Begin with the first line below and retype each line exactly through the line containing "paso_min = 0.1". Any pictures are to be left out.

────────────────────────────────────────

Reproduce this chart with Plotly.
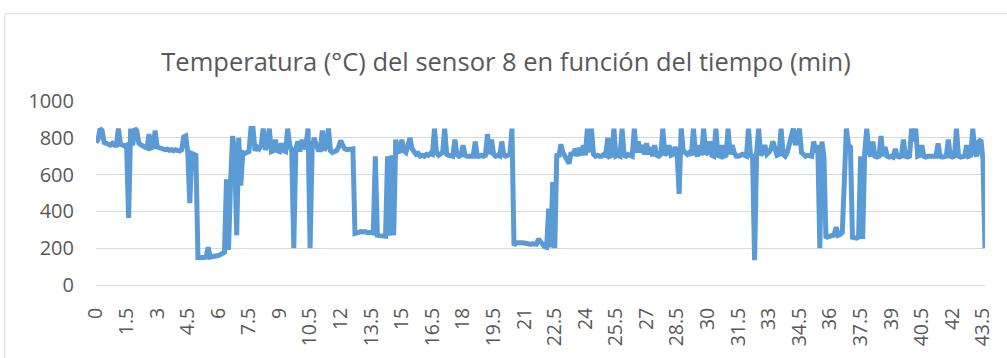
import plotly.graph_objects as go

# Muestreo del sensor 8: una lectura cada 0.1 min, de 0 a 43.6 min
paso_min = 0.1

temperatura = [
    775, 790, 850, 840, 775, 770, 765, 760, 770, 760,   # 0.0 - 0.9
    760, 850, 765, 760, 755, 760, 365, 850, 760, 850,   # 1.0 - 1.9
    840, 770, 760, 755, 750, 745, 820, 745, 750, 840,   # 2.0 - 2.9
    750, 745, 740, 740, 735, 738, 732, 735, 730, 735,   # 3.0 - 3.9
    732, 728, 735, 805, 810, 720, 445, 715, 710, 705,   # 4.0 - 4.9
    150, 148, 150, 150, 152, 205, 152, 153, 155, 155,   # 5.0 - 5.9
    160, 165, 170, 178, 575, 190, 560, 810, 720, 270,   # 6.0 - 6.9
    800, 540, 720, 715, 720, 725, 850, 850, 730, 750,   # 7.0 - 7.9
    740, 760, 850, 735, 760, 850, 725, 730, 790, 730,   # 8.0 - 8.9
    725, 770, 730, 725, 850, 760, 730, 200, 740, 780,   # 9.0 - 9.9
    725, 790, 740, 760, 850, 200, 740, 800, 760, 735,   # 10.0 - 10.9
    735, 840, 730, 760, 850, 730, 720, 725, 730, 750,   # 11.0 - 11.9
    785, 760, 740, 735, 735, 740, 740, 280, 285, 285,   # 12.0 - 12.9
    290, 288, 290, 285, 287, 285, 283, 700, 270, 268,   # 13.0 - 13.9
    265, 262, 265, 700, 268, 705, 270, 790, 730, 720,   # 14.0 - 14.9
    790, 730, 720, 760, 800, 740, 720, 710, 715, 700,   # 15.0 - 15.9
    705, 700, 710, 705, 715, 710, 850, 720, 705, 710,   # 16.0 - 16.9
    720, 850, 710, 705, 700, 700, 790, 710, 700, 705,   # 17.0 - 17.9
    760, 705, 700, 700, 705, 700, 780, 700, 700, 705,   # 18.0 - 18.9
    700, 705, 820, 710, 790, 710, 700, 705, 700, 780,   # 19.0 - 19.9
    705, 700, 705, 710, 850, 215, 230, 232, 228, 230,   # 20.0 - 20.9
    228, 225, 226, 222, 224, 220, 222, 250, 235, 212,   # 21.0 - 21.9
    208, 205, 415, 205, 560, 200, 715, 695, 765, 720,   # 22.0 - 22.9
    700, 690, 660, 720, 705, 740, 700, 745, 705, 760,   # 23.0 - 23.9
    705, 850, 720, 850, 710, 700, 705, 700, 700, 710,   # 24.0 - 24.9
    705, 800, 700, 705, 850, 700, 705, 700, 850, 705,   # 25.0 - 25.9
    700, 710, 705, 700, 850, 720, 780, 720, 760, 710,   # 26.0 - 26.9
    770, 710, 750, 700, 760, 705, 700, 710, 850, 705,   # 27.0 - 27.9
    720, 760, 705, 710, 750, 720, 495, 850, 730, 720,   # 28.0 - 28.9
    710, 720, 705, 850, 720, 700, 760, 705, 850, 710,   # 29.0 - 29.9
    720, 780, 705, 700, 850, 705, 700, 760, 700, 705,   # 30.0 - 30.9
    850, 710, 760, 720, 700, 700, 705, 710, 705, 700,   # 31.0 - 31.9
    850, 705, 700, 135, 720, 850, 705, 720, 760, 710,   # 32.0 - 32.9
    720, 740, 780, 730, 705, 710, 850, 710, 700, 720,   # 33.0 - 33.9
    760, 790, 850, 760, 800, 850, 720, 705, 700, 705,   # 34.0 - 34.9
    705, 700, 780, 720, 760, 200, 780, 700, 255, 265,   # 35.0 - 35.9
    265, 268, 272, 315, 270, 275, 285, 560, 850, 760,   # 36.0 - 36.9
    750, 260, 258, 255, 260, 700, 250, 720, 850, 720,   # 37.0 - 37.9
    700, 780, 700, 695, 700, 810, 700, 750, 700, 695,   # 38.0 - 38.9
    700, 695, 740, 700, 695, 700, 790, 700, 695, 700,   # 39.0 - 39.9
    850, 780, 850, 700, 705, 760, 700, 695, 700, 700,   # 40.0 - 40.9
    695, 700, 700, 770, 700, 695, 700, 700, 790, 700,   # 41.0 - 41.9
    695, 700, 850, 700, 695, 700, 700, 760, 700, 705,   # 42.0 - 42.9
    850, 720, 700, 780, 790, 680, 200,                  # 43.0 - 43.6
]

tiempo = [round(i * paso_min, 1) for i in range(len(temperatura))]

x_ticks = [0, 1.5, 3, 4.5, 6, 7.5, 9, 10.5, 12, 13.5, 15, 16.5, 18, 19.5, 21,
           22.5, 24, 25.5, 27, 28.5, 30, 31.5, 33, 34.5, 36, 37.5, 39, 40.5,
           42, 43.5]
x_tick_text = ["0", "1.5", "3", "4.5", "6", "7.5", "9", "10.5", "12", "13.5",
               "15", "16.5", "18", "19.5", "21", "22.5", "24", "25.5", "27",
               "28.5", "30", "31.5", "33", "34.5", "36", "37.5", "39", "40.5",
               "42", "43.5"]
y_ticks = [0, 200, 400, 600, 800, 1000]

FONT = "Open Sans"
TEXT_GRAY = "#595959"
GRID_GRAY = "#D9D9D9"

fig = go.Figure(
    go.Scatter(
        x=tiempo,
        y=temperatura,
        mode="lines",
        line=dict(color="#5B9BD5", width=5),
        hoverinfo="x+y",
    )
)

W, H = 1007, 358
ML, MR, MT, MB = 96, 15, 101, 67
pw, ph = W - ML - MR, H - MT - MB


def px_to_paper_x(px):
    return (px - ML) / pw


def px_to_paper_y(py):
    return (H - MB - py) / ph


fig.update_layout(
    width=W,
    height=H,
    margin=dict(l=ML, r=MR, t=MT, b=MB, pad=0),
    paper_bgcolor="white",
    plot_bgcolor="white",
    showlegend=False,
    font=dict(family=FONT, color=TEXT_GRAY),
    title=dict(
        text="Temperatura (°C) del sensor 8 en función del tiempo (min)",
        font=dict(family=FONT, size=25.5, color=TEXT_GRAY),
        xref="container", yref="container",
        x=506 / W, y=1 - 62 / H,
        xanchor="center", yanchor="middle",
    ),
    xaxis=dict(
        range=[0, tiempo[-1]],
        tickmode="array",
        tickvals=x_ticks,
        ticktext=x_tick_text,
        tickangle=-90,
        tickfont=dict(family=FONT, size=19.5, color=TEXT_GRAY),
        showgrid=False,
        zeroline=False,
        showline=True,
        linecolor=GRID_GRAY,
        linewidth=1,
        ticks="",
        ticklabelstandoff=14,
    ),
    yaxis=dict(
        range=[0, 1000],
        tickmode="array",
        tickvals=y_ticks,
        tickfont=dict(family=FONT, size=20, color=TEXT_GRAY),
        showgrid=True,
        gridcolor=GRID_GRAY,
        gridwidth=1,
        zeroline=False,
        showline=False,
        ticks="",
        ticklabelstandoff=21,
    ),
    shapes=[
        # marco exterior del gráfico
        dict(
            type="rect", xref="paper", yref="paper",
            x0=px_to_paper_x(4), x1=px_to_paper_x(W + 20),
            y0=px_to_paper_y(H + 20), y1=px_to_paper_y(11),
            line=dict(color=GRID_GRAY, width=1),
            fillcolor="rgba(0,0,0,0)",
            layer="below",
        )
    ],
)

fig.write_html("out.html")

────────────────────────────────────────

RESPONSE TO THIS TASK >>
Reproduce this chart with Plotly.
import plotly.graph_objects as go

# Muestreo del sensor 8: una lectura cada 0.1 min, de 0 a 43.6 min
paso_min = 0.1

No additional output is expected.